Exercise description: The listing below begins with the first line you should copy; stop after the line containing "width=2pt,minimum width=1315pt,minimum height=184pt]", and drop every picture.

Stored data:
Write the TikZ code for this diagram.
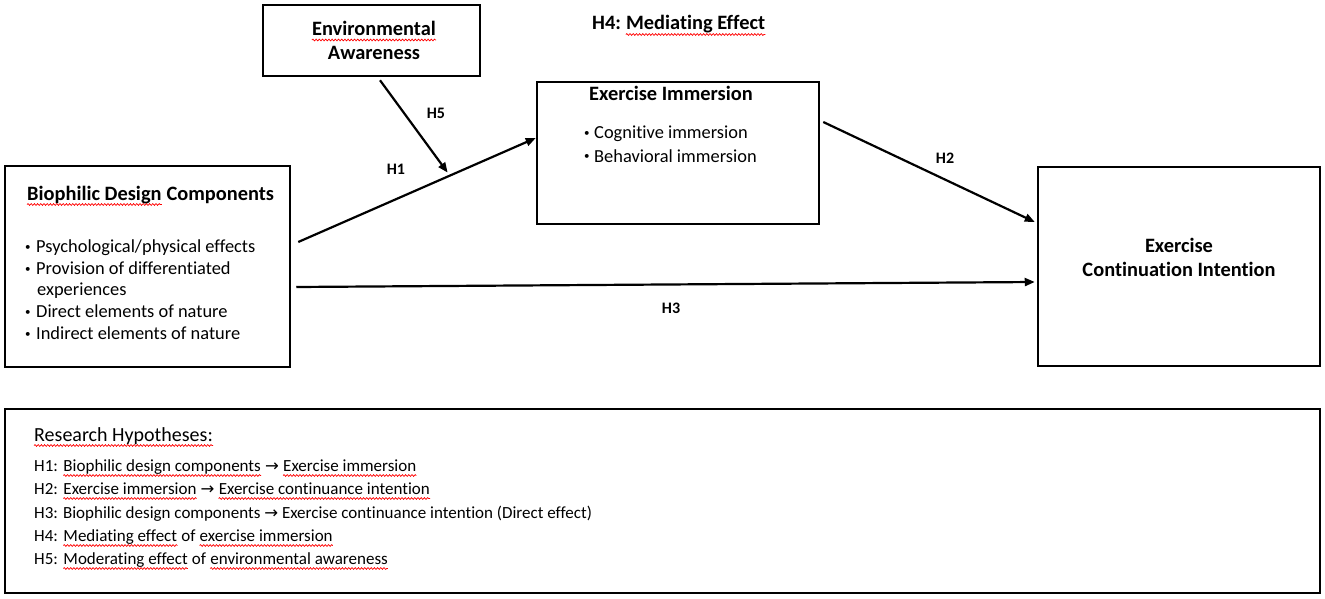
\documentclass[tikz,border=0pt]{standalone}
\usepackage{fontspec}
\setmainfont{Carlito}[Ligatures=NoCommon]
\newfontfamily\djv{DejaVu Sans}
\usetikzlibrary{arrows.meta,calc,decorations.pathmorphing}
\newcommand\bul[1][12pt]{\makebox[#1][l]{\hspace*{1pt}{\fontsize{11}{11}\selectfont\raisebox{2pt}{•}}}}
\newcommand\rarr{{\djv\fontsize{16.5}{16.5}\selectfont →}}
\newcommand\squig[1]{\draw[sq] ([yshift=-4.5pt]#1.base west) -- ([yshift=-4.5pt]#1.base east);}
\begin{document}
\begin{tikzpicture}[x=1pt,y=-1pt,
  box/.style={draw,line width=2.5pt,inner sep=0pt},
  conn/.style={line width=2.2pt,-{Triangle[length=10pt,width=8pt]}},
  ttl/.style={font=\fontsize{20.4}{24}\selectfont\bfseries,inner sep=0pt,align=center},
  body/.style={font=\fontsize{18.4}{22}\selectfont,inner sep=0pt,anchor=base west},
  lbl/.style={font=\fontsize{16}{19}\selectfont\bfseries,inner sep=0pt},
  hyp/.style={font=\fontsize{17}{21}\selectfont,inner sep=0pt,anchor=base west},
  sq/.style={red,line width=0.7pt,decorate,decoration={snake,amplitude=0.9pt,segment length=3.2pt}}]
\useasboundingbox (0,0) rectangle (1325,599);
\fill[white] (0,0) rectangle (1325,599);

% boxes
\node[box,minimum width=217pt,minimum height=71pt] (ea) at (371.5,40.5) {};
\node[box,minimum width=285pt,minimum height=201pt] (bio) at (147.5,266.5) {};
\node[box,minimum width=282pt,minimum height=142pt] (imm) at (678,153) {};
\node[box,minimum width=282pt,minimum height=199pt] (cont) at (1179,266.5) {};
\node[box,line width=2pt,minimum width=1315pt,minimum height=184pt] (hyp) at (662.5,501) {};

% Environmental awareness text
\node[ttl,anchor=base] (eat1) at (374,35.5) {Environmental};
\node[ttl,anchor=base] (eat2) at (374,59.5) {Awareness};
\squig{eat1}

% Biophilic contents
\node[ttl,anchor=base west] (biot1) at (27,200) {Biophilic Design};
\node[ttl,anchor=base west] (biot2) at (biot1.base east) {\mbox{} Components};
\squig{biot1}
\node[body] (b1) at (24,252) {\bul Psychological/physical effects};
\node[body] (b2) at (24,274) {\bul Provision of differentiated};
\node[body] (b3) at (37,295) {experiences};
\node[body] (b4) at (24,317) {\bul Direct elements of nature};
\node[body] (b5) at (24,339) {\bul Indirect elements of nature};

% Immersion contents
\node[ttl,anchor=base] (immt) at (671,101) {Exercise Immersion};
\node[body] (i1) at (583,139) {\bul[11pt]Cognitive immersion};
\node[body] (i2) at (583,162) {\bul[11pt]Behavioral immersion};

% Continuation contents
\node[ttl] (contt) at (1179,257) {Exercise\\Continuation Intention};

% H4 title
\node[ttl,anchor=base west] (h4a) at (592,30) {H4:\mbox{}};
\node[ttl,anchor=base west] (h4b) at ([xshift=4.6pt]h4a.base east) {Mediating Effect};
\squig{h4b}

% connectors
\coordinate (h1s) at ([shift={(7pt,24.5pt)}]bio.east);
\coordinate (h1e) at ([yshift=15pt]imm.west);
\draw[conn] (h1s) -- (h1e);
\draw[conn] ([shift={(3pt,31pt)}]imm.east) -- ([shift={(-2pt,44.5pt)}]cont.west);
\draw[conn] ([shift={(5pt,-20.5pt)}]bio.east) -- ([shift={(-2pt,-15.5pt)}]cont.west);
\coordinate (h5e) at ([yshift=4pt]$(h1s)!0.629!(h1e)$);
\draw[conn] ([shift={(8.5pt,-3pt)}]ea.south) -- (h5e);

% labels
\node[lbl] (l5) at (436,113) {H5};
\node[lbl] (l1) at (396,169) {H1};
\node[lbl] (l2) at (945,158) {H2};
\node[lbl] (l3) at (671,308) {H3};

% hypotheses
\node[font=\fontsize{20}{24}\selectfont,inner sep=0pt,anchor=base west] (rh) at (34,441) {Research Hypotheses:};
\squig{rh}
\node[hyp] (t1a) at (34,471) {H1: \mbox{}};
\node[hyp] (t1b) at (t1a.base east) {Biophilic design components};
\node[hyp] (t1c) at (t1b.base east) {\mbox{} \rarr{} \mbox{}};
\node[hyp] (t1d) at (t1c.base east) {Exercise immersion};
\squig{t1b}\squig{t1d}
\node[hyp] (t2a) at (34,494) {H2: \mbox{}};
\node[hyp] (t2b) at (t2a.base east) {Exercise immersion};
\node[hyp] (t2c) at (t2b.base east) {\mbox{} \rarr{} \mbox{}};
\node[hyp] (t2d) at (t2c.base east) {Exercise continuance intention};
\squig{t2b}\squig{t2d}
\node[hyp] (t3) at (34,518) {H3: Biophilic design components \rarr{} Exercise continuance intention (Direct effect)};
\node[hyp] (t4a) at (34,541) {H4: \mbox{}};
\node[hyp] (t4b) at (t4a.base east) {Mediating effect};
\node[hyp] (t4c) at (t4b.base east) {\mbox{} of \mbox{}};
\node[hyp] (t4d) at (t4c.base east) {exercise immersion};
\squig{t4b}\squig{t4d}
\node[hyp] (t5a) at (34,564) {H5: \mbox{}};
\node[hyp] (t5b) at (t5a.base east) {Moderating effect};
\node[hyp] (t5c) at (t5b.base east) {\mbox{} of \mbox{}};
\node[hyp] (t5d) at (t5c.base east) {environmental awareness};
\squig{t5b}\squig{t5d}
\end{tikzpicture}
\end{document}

Written solution:
Write the TikZ code for this diagram.
\documentclass[tikz,border=0pt]{standalone}
\usepackage{fontspec}
\setmainfont{Carlito}[Ligatures=NoCommon]
\newfontfamily\djv{DejaVu Sans}
\usetikzlibrary{arrows.meta,calc,decorations.pathmorphing}
\newcommand\bul[1][12pt]{\makebox[#1][l]{\hspace*{1pt}{\fontsize{11}{11}\selectfont\raisebox{2pt}{•}}}}
\newcommand\rarr{{\djv\fontsize{16.5}{16.5}\selectfont →}}
\newcommand\squig[1]{\draw[sq] ([yshift=-4.5pt]#1.base west) -- ([yshift=-4.5pt]#1.base east);}
\begin{document}
\begin{tikzpicture}[x=1pt,y=-1pt,
  box/.style={draw,line width=2.5pt,inner sep=0pt},
  conn/.style={line width=2.2pt,-{Triangle[length=10pt,width=8pt]}},
  ttl/.style={font=\fontsize{20.4}{24}\selectfont\bfseries,inner sep=0pt,align=center},
  body/.style={font=\fontsize{18.4}{22}\selectfont,inner sep=0pt,anchor=base west},
  lbl/.style={font=\fontsize{16}{19}\selectfont\bfseries,inner sep=0pt},
  hyp/.style={font=\fontsize{17}{21}\selectfont,inner sep=0pt,anchor=base west},
  sq/.style={red,line width=0.7pt,decorate,decoration={snake,amplitude=0.9pt,segment length=3.2pt}}]
\useasboundingbox (0,0) rectangle (1325,599);
\fill[white] (0,0) rectangle (1325,599);

% boxes
\node[box,minimum width=217pt,minimum height=71pt] (ea) at (371.5,40.5) {};
\node[box,minimum width=285pt,minimum height=201pt] (bio) at (147.5,266.5) {};
\node[box,minimum width=282pt,minimum height=142pt] (imm) at (678,153) {};
\node[box,minimum width=282pt,minimum height=199pt] (cont) at (1179,266.5) {};
\node[box,line width=2pt,minimum width=1315pt,minimum height=184pt] (hyp) at (662.5,501) {};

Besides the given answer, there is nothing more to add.